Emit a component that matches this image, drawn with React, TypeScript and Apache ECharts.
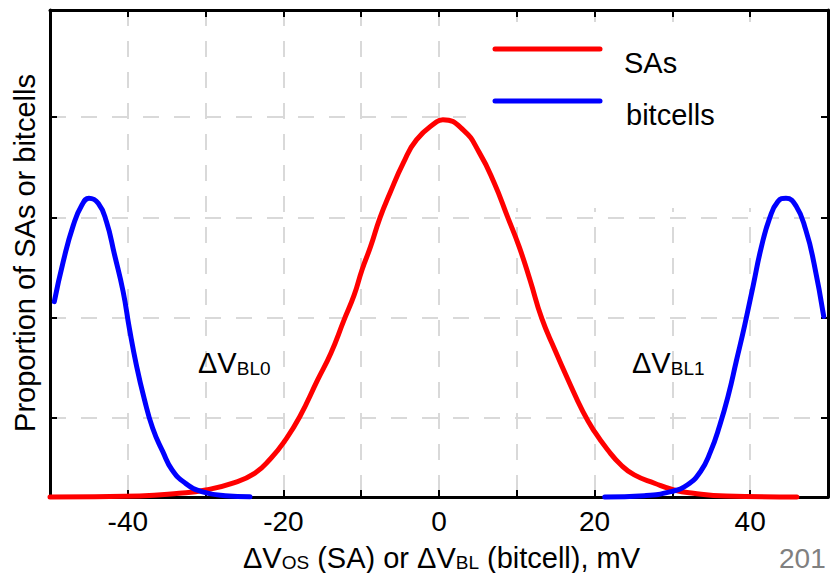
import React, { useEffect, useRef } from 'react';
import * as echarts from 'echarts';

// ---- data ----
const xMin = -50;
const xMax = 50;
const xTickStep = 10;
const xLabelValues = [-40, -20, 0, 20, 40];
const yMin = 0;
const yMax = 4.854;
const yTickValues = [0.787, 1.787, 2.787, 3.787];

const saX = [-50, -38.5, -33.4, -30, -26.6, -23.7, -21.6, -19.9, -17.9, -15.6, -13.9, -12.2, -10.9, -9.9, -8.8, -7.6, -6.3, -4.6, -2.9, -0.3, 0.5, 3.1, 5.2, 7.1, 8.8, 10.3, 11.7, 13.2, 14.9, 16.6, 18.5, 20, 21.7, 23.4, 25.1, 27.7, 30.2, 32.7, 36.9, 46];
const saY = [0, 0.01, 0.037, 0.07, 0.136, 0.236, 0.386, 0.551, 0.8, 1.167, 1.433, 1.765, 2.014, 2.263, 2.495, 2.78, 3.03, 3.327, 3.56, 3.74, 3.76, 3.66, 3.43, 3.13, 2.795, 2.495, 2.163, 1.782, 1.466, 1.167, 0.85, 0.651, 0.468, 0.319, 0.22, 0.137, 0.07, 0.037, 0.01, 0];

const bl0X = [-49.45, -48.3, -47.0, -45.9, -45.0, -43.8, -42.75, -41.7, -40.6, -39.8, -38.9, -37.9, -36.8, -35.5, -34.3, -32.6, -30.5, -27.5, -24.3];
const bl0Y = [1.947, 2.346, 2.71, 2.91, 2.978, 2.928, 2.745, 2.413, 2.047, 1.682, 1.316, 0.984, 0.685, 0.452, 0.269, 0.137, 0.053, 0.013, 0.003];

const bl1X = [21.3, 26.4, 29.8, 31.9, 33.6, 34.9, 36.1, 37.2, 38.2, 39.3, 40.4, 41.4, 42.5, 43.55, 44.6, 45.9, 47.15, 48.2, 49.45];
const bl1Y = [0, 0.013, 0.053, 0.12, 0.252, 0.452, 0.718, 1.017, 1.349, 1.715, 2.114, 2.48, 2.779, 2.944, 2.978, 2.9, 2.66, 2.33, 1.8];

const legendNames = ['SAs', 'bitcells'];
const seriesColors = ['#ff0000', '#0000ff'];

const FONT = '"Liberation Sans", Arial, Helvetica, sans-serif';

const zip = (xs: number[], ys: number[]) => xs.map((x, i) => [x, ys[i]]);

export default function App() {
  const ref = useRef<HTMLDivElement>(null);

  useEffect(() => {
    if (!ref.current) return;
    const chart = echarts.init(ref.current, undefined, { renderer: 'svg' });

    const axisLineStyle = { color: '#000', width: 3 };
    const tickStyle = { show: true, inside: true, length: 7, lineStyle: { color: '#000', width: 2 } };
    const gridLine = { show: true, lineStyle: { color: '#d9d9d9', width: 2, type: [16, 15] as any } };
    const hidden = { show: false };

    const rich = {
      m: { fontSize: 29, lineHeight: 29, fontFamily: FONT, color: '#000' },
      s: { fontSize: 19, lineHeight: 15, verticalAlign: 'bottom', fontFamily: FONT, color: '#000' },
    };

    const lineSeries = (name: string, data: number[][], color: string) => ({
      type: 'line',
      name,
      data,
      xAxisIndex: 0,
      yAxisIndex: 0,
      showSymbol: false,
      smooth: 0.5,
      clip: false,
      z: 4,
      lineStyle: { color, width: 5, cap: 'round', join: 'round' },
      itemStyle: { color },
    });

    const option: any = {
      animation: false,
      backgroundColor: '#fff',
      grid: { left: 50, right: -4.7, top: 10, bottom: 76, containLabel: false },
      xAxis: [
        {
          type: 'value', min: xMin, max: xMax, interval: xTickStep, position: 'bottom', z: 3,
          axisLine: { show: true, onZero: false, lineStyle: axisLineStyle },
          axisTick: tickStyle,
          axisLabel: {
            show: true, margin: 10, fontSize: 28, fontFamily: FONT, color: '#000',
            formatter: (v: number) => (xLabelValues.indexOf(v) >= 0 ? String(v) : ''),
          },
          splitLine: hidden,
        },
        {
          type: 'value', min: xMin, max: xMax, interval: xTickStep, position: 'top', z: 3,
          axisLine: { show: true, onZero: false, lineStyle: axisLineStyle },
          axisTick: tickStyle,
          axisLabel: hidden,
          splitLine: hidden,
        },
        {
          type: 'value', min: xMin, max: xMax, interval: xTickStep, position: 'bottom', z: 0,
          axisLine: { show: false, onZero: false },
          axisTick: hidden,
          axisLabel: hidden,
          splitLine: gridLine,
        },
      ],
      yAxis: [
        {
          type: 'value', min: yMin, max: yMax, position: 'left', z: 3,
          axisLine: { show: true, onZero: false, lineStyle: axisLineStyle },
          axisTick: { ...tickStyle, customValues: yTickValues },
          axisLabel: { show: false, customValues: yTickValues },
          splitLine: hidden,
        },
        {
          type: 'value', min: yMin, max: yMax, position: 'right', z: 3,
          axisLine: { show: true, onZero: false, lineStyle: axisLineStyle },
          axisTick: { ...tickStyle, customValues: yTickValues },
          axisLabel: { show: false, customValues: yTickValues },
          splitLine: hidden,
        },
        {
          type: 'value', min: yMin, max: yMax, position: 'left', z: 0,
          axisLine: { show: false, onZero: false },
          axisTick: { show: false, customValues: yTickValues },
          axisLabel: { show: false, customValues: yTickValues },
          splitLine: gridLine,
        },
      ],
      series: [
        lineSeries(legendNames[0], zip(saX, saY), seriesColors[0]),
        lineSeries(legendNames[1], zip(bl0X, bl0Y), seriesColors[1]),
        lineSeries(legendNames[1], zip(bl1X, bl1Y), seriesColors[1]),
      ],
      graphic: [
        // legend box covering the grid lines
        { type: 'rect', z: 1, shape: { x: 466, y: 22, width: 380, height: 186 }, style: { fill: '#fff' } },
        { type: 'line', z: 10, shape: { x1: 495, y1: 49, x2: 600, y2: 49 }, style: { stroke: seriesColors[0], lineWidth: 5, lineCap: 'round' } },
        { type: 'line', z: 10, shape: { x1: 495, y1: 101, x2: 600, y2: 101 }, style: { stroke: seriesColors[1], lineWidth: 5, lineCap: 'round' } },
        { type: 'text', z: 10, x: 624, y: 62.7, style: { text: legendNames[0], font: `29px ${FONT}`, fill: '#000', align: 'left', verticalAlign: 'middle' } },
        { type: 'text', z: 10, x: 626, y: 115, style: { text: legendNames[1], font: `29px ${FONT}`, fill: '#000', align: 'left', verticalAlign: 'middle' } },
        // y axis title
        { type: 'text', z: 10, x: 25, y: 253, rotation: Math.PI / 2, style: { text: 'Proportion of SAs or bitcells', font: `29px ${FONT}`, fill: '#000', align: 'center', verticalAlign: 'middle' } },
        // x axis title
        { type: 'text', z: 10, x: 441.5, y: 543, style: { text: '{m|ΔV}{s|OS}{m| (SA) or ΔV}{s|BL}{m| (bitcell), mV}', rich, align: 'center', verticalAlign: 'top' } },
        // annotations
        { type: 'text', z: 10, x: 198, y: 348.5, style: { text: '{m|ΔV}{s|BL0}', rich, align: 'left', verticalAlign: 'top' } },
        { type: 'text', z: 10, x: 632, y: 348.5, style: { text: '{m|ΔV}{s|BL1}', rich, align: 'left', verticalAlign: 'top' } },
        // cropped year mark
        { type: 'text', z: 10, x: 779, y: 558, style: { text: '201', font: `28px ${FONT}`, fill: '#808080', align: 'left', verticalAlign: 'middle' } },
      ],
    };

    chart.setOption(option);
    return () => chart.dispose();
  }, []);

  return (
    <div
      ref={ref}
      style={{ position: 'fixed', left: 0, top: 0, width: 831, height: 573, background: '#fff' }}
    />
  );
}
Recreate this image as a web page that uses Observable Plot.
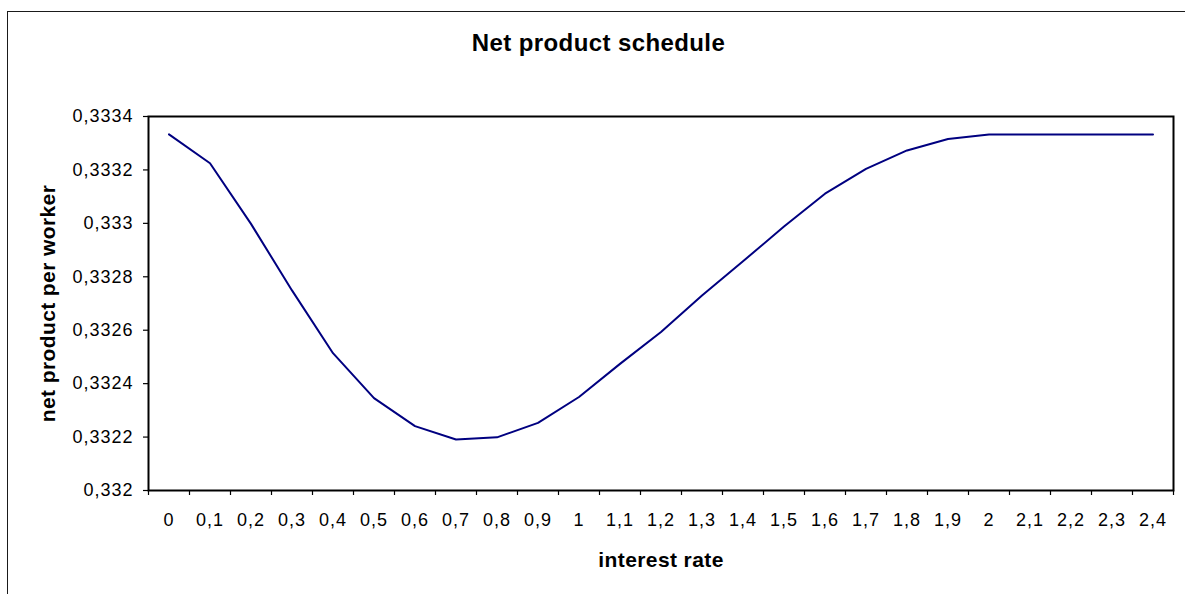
════════════════════
__PROBLEM TO SOLVE__:
Omit every picture, and please return the entries exactly from the first line through the line with "0.037, 0.01, 0];", both included.

__OUTPUT FOR THIS TASK__:
Emit a component that matches this image, drawn with React, TypeScript and Apache ECharts.
import React, { useEffect, useRef } from 'react';
import * as echarts from 'echarts';

// ---- data ----
const xMin = -50;
const xMax = 50;
const xTickStep = 10;
const xLabelValues = [-40, -20, 0, 20, 40];
const yMin = 0;
const yMax = 4.854;
const yTickValues = [0.787, 1.787, 2.787, 3.787];

const saX = [-50, -38.5, -33.4, -30, -26.6, -23.7, -21.6, -19.9, -17.9, -15.6, -13.9, -12.2, -10.9, -9.9, -8.8, -7.6, -6.3, -4.6, -2.9, -0.3, 0.5, 3.1, 5.2, 7.1, 8.8, 10.3, 11.7, 13.2, 14.9, 16.6, 18.5, 20, 21.7, 23.4, 25.1, 27.7, 30.2, 32.7, 36.9, 46];
const saY = [0, 0.01, 0.037, 0.07, 0.136, 0.236, 0.386, 0.551, 0.8, 1.167, 1.433, 1.765, 2.014, 2.263, 2.495, 2.78, 3.03, 3.327, 3.56, 3.74, 3.76, 3.66, 3.43, 3.13, 2.795, 2.495, 2.163, 1.782, 1.466, 1.167, 0.85, 0.651, 0.468, 0.319, 0.22, 0.137, 0.07, 0.037, 0.01, 0];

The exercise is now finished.